Нет, не бойтесь, это не Сергей Шаргунов, а Саша Жуткин из сатирической повести Владимира Кантора «Гид». Но образ, к сожалению, узнаваем. Спичи Шаргунова в телеэфире «Культурной революции» или «Пусть говорят», его колонки в «Ex libris» НГ" не так уж далеки от этой пародии. Дурновкусие Шаргунова, видимо, связано с его инфантильностью, которую Шаргунов, в отличие от юношеской энергии, сумел-таки сохранить и даже развить. Наблюдательный Роман Сенчин отмечает странную вещь: Шаргунов не взрослеет, а как будто возвращается в детство, что парадоксальным образом сочетается у него с разочарованностью и психологической усталостью повзрослевшего юноши: «...после отличных юношеских повестей „Малыш наказан“ и „Ура!“ Сергей Шаргунов впал в некоторую детскость, которая буквально сквозит и в его „Как меня зовут?“, „Птичьем гриппе“, и в нынешнем „Чародее“, хотя герой вроде бы становится старше – в первых (юношеских) вещах ему около двадцати, а в последующих он постепенно приближается к тридцати. Но внутренне в нём всё больше детскости».
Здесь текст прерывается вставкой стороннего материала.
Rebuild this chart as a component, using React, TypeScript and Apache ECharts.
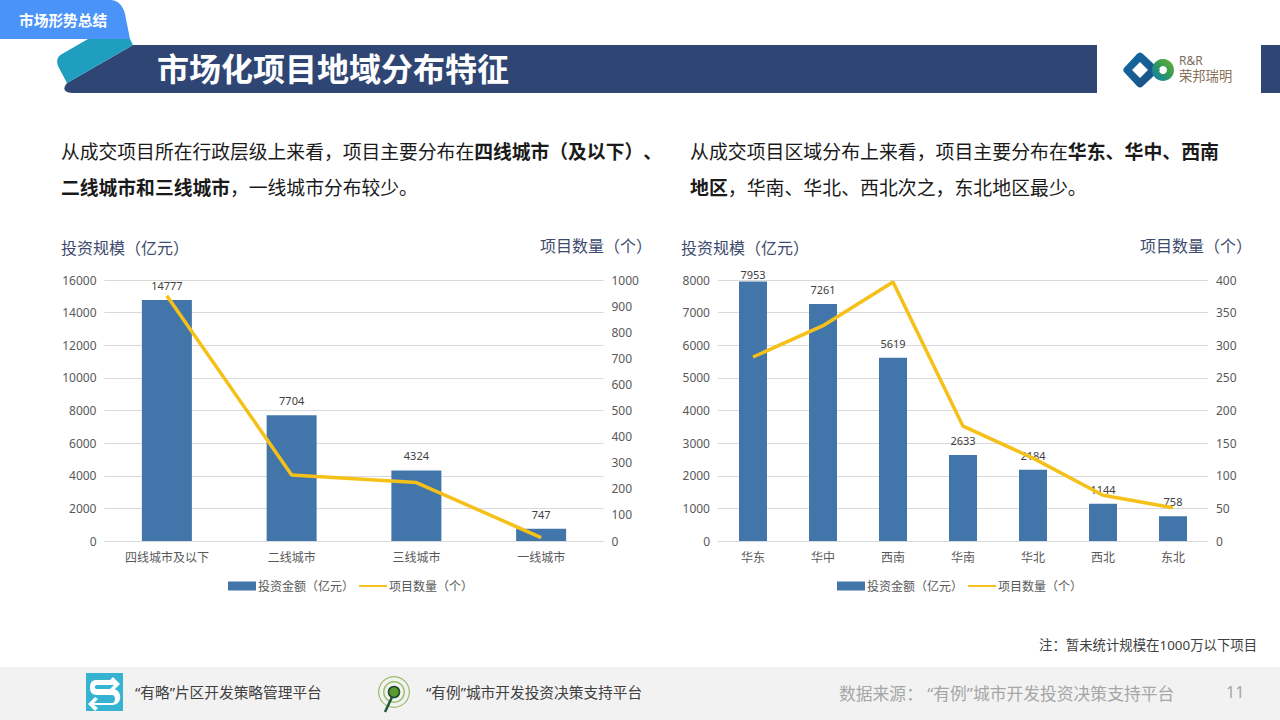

Не отсюда ли и по-классицистски прямолинейная характеристика персонажей: чёрные и белые, хорошие (отец Пётр) и дурные (Ефремов и его окружение, митрополит, губернатор). Только один Ваня, под конец повести осознавший собственные заблуждения, из «чёрных» переходит в «белые». Кстати, единственно удачный образ в повести – маленький Андрюша Дубинин, умственно отсталый, но честный мальчик, искренне написавший в школьном сочинении: «Моя мама ходить на завод. У моей мамы есть подушка. Я верю в сказки. Баба-ига бываит».
Ваня Соколов оказался вовсе не чародеем. Все чудесное, что, как ему казалось, случалось с ним в жизни, нашло рациональное объяснение. Повесть принадлежит перу разочарованного ребёнка, который, кажется, понял, что нет на свете ни чудес, ни бабы-Яги, но не нашёл в себе мужества признаться в этом. Поэтому финал повести банален и неубедителен: «Ваня прислушался к сердцу и обнаружил: из груди пропала змея цинизма. Змеи не было… „Наверно, пропажа змеи – главное чудо моей жизни“, – подумал Иван Соколов, двадцати семи лет отроду».
Нет, не было у Вани в сердце никакой змеи. Герой «Чародея» вовсе не циник. Обыкновенный рефлексирующий интеллигент, каких в нашей литературе и без него хватало, разве что чересчур инфантилен.